╭─ DATASET EXTRACT

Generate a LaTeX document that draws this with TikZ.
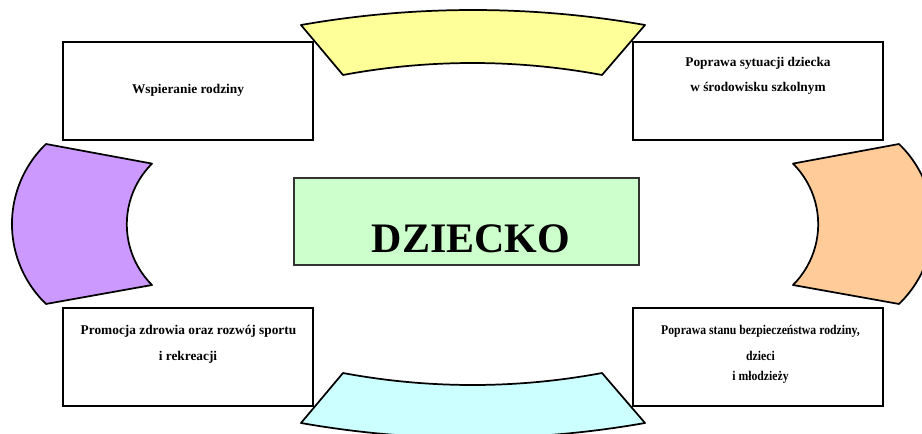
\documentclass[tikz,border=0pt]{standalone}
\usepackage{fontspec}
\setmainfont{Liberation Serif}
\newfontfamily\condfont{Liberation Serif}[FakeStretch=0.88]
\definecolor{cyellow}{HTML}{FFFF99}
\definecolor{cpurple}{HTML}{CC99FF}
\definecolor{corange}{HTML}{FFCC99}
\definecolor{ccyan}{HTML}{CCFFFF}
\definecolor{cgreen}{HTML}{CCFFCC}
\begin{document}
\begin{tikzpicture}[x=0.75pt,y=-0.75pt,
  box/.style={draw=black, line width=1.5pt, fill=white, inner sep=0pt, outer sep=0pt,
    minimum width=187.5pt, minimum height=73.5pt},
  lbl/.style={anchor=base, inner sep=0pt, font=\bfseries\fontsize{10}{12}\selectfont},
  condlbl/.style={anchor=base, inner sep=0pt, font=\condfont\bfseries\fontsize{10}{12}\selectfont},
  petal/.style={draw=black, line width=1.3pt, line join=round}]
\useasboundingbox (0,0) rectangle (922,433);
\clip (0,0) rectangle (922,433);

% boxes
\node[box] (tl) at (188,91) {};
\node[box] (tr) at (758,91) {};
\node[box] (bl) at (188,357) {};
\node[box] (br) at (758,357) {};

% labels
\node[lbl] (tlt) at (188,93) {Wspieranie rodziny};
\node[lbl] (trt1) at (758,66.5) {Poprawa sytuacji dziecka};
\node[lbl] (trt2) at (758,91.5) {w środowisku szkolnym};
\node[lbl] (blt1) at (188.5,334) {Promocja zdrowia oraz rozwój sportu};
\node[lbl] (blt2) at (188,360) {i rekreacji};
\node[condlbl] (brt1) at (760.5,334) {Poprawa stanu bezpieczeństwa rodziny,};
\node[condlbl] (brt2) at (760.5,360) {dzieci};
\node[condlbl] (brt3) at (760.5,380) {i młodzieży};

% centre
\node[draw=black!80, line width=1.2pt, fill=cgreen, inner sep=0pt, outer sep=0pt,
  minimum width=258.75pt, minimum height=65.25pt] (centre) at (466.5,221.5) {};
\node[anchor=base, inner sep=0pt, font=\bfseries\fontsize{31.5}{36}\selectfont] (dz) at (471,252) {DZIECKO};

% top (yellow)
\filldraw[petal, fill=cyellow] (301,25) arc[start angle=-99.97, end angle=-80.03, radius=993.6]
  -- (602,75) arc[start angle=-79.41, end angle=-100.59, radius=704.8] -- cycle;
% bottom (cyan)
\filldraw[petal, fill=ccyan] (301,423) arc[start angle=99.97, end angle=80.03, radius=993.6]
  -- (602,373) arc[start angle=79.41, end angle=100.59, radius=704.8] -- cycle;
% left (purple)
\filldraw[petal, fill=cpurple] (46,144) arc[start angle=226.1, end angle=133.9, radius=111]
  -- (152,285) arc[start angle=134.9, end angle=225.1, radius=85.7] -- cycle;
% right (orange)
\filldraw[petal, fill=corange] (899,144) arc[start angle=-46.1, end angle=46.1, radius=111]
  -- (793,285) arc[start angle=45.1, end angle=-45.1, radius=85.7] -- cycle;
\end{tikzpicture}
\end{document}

╰─

**AIM OF THE TASK**
Copy out the data above exactly, except the pictures.

**PROBLEM SOLUTION**
Generate a LaTeX document that draws this with TikZ.
\documentclass[tikz,border=0pt]{standalone}
\usepackage{fontspec}
\setmainfont{Liberation Serif}
\newfontfamily\condfont{Liberation Serif}[FakeStretch=0.88]
\definecolor{cyellow}{HTML}{FFFF99}
\definecolor{cpurple}{HTML}{CC99FF}
\definecolor{corange}{HTML}{FFCC99}
\definecolor{ccyan}{HTML}{CCFFFF}
\definecolor{cgreen}{HTML}{CCFFCC}
\begin{document}
\begin{tikzpicture}[x=0.75pt,y=-0.75pt,
  box/.style={draw=black, line width=1.5pt, fill=white, inner sep=0pt, outer sep=0pt,
    minimum width=187.5pt, minimum height=73.5pt},
  lbl/.style={anchor=base, inner sep=0pt, font=\bfseries\fontsize{10}{12}\selectfont},
  condlbl/.style={anchor=base, inner sep=0pt, font=\condfont\bfseries\fontsize{10}{12}\selectfont},
  petal/.style={draw=black, line width=1.3pt, line join=round}]
\useasboundingbox (0,0) rectangle (922,433);
\clip (0,0) rectangle (922,433);

% boxes
\node[box] (tl) at (188,91) {};
\node[box] (tr) at (758,91) {};
\node[box] (bl) at (188,357) {};
\node[box] (br) at (758,357) {};

% labels
\node[lbl] (tlt) at (188,93) {Wspieranie rodziny};
\node[lbl] (trt1) at (758,66.5) {Poprawa sytuacji dziecka};
\node[lbl] (trt2) at (758,91.5) {w środowisku szkolnym};
\node[lbl] (blt1) at (188.5,334) {Promocja zdrowia oraz rozwój sportu};
\node[lbl] (blt2) at (188,360) {i rekreacji};
\node[condlbl] (brt1) at (760.5,334) {Poprawa stanu bezpieczeństwa rodziny,};
\node[condlbl] (brt2) at (760.5,360) {dzieci};
\node[condlbl] (brt3) at (760.5,380) {i młodzieży};

% centre
\node[draw=black!80, line width=1.2pt, fill=cgreen, inner sep=0pt, outer sep=0pt,
  minimum width=258.75pt, minimum height=65.25pt] (centre) at (466.5,221.5) {};
\node[anchor=base, inner sep=0pt, font=\bfseries\fontsize{31.5}{36}\selectfont] (dz) at (471,252) {DZIECKO};

% top (yellow)
\filldraw[petal, fill=cyellow] (301,25) arc[start angle=-99.97, end angle=-80.03, radius=993.6]
  -- (602,75) arc[start angle=-79.41, end angle=-100.59, radius=704.8] -- cycle;
% bottom (cyan)
\filldraw[petal, fill=ccyan] (301,423) arc[start angle=99.97, end angle=80.03, radius=993.6]
  -- (602,373) arc[start angle=79.41, end angle=100.59, radius=704.8] -- cycle;
% left (purple)
\filldraw[petal, fill=cpurple] (46,144) arc[start angle=226.1, end angle=133.9, radius=111]
  -- (152,285) arc[start angle=134.9, end angle=225.1, radius=85.7] -- cycle;
% right (orange)
\filldraw[petal, fill=corange] (899,144) arc[start angle=-46.1, end angle=46.1, radius=111]
  -- (793,285) arc[start angle=45.1, end angle=-45.1, radius=85.7] -- cycle;
\end{tikzpicture}
\end{document}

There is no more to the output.